408094: GYM102984 J Setting Maps

I intend to install maps on the trail. The trail can be thought of as a graph consisting of $$$N$$$ vertices, numbered from $$$1$$$ to $$$N$$$, and $$$M$$$ directed edges. There are no self-loops and no multiple directed edges.

The trail has a starting point $$$S$$$ and a destination $$$E$$$. For better convenience, I want to put maps in such a way that all routes from $$$S$$$ to $$$E$$$ go through at least $$$K$$$ maps.

Only one map can be installed per vertex (including starting an ending points), and the cost of installing a map at vertex $$$v$$$ is $$$C_v$$$.

I want to complete the map installation at the lowest possible cost. Determine if the maps can be installed to meet the conditions, and if it is possible, print out in which vertices the maps should be installed so that the total cost is minimal possible.
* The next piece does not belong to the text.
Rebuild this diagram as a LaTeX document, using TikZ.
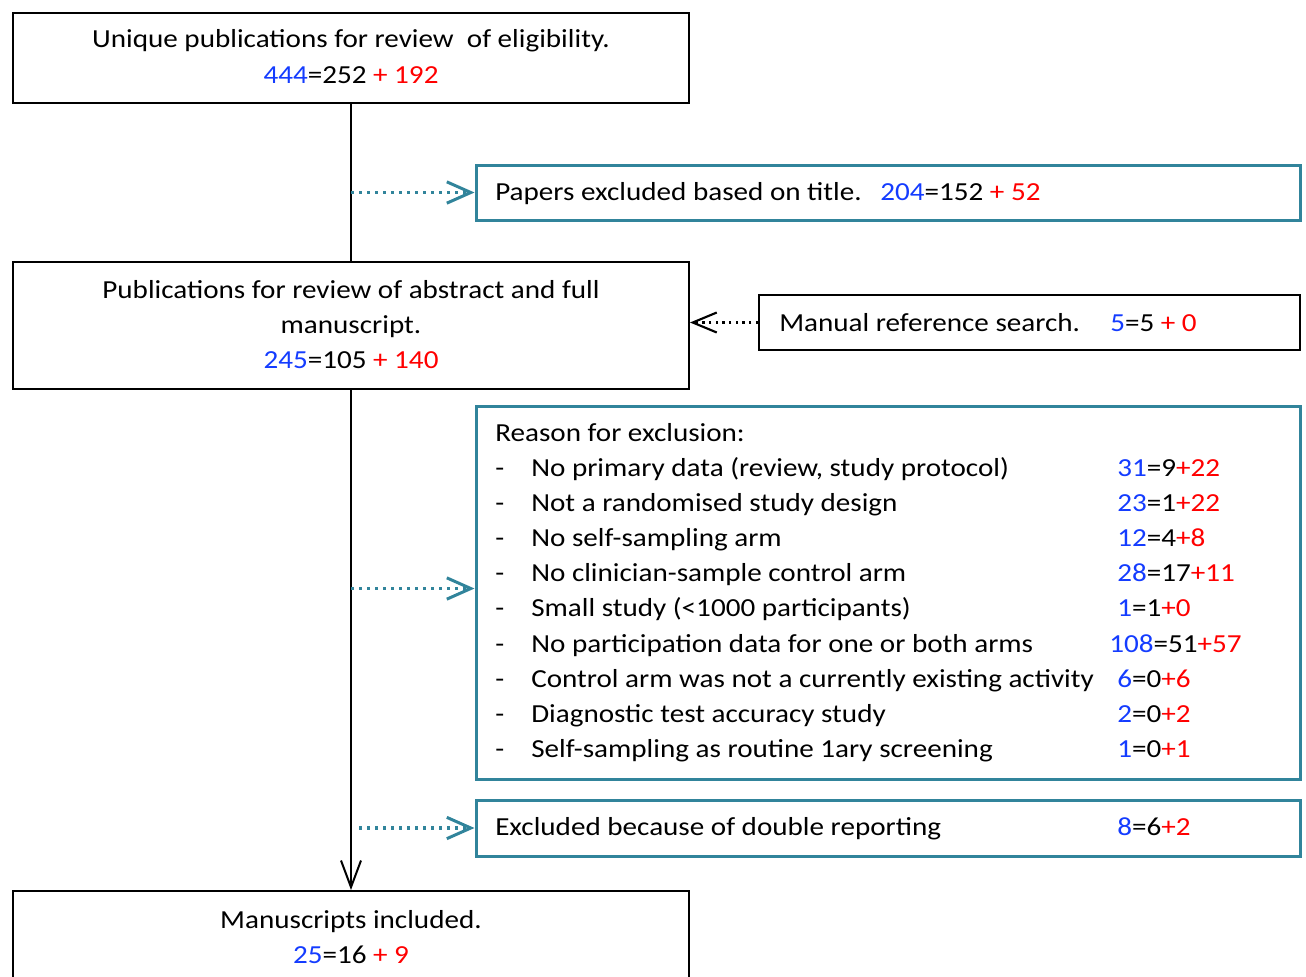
\documentclass[tikz,border=0pt]{standalone}
\usepackage{fontspec}
\setmainfont{Carlito}[FakeStretch=1.12]
\usetikzlibrary{arrows.meta}
\definecolor{teal1}{RGB}{49,132,155}
\definecolor{numblue}{RGB}{20,60,255}
\definecolor{numred}{RGB}{255,0,0}
\newcommand\nb[1]{\textcolor{numblue}{#1}}
\newcommand\nr[1]{\textcolor{numred}{#1}}
\begin{document}
\begin{tikzpicture}[x=0.75pt,y=-0.75pt,
  blackbox/.style={draw=black,line width=1.5pt,fill=white,inner sep=0pt},
  tealbox/.style={draw=teal1,line width=2.25pt,fill=white,inner sep=0pt},
  txt/.style={inner sep=0pt,font=\fontsize{19.5}{26}\selectfont},
  mainline/.style={line width=1.5pt,draw=black},
  dotarrow/.style={draw=teal1,line width=2.4pt,dash pattern=on 2.4pt off 3.6pt,
    -{Straight Barb[length=18pt,width=16pt,line width=2.25pt]}},
  blackdot/.style={draw=black,line width=1.8pt,dash pattern=on 1.8pt off 3.2pt,
    -{Straight Barb[length=18pt,width=15pt,line width=1.6pt]}},
  downarrow/.style={mainline,-{Straight Barb[length=20pt,width=15pt,line width=1.5pt]}}]
\useasboundingbox (0,0) rectangle (1306,976);

% boxes
\node[blackbox,minimum width=507pt,minimum height=67.5pt] (b1) at (351,58) {};
\node[tealbox,minimum width=618pt,minimum height=41.25pt] (b2) at (888,192.5) {};
\node[blackbox,minimum width=507pt,minimum height=95.25pt] (b3) at (351,325.5) {};
\node[blackbox,minimum width=405.75pt,minimum height=41.25pt] (b4) at (1029.5,322.5) {};
\node[tealbox,minimum width=618pt,minimum height=279.75pt] (b5) at (888,592.5) {};
\node[tealbox,minimum width=618pt,minimum height=42pt] (b6) at (888,828) {};
\node[blackbox,minimum width=507pt,minimum height=81.75pt] (b7) at (351,945.5) {};

% connectors
\draw[mainline] (b1.south) -- (b3.north);
\draw[downarrow] (b3.south) -- (b7.north);
\draw[dotarrow] (b1.south |- b2.west) -- (b2.west);
\draw[dotarrow] ([yshift=3pt]b3.south |- b5.west) -- ([yshift=3pt]b5.west);
\draw[dotarrow] ([xshift=6pt]b3.south |- b6.west) -- (b6.west);
\draw[blackdot] (b4.west) -- (b3.east |- b4.west);

% box 1 text
\node[txt,anchor=base] (t1a) at (351,47) {Unique publications for review\ \ of eligibility.};
\node[txt,anchor=base] (t1b) at (351,83) {\nb{444}=252 \nr{+ 192}};
% box 2 text
\node[txt,anchor=base west] (t2a) at (495,200) {Papers excluded based on title.};
\node[txt,anchor=base west] (t2b) at (880,200) {\nb{204}=152 \nr{+ 52}};
% box 3 text
\node[txt,anchor=base] (t3a) at (351,298) {Publications for review of abstract and full};
\node[txt,anchor=base] (t3b) at (351,333) {manuscript.};
\node[txt,anchor=base] (t3c) at (351,368) {\nb{245}=105 \nr{+ 140}};
% box 4 text
\node[txt,anchor=base west] (t4a) at (779,331) {Manual reference search.};
\node[txt,anchor=base west] (t4b) at (1110,331) {\nb{5}=5 \nr{+ 0}};
% box 5 text
\node[txt,anchor=base west] (t5) at (495,441) {Reason for exclusion:};
\foreach \i/\lab/\num/\nx in {
  0/{No primary data (review, study protocol)}/{\nb{31}=9\nr{+22}}/1117,
  1/{Not a randomised study design}/{\nb{23}=1\nr{+22}}/1117,
  2/{No self-sampling arm}/{\nb{12}=4\nr{+8}}/1117,
  3/{No clinician-sample control arm}/{\nb{28}=17\nr{+11}}/1117,
  4/{Small study (<1000 participants)}/{\nb{1}=1\nr{+0}}/1117,
  5/{No participation data for one or both arms}/{\nb{108}=51\nr{+57}}/1109,
  6/{Control arm was not a currently existing activity}/{\nb{6}=0\nr{+6}}/1117,
  7/{Diagnostic test accuracy study}/{\nb{2}=0\nr{+2}}/1117,
  8/{Self-sampling as routine 1ary screening}/{\nb{1}=0\nr{+1}}/1117}{
  \node[txt,anchor=base west] (d\i) at (495,476+35.2*\i) {-};
  \node[txt,anchor=base west] (r\i) at (531,476+35.2*\i) {\lab};
  \node[txt,anchor=base west] (n\i) at (\nx,476+35.2*\i) {\num};
}
% box 6 text
\node[txt,anchor=base west] (t6a) at (495,835) {Excluded because of double reporting};
\node[txt,anchor=base west] (t6b) at (1117,835) {\nb{8}=6\nr{+2}};
% box 7 text
\node[txt,anchor=base] (t7a) at (351,928) {Manuscripts included.};
\node[txt,anchor=base] (t7b) at (351,963) {\nb{25}=16 \nr{+ 9}};
\end{tikzpicture}
\end{document}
In the first line of the input, the number of vertices $$$N$$$, the number of edges $$$M$$$, and the minimum number of maps $$$K$$$ are given ($$$2 \leq N \leq 200$$$, $$$1 \le M \le 500$$$, $$$1 \leq K \leq 5$$$).

In the second line, the starting point $$$S$$$ and the destination point $$$E$$$ are given ($$$1 \leq S, E \leq N$$$, $$$S \neq E$$$).

The next line contains $$$N$$$ integers $$$C_1, C_2, \ldots, C_N$$$: the costs of installing a map in vertices $$$1, 2, \ldots, N$$$ ($$$1 \leq C_i \leq 10^7$$$).

The next $$$M$$$ lines describe edges. The $$$j$$$-th of these lines contains two integers $$$u_j$$$ and $$$v_j$$$: the source and destination of the $$$j$$$-th edge ($$$1 \leq u_j, v_j \leq N$$$, $$$u_j \neq v_j$$$).

It is guaranteed that the trail contains no self-loops and no multiple directed edges.

If it is not possible to install maps to satisfy the conditions, $$$-1$$$ must be printed on the first line.

If map installation is possible, on the first line, print the number of vertices $$$P$$$ at which the map should be installed so that the total cost is minimal possible. On the second line, print the labels of these $$$P$$$ vertices, separated by spaces, in any order. If there are several possible answers, print any one of them.

3 2 5
1 3
1 60 35
1 2
2 3

-1

7 11 1
1 7
100 5 7 16 11 12 100
1 2
1 3
1 4
1 5
2 3
2 6
3 6
4 3
4 7
5 7
6 7

3
5 6 4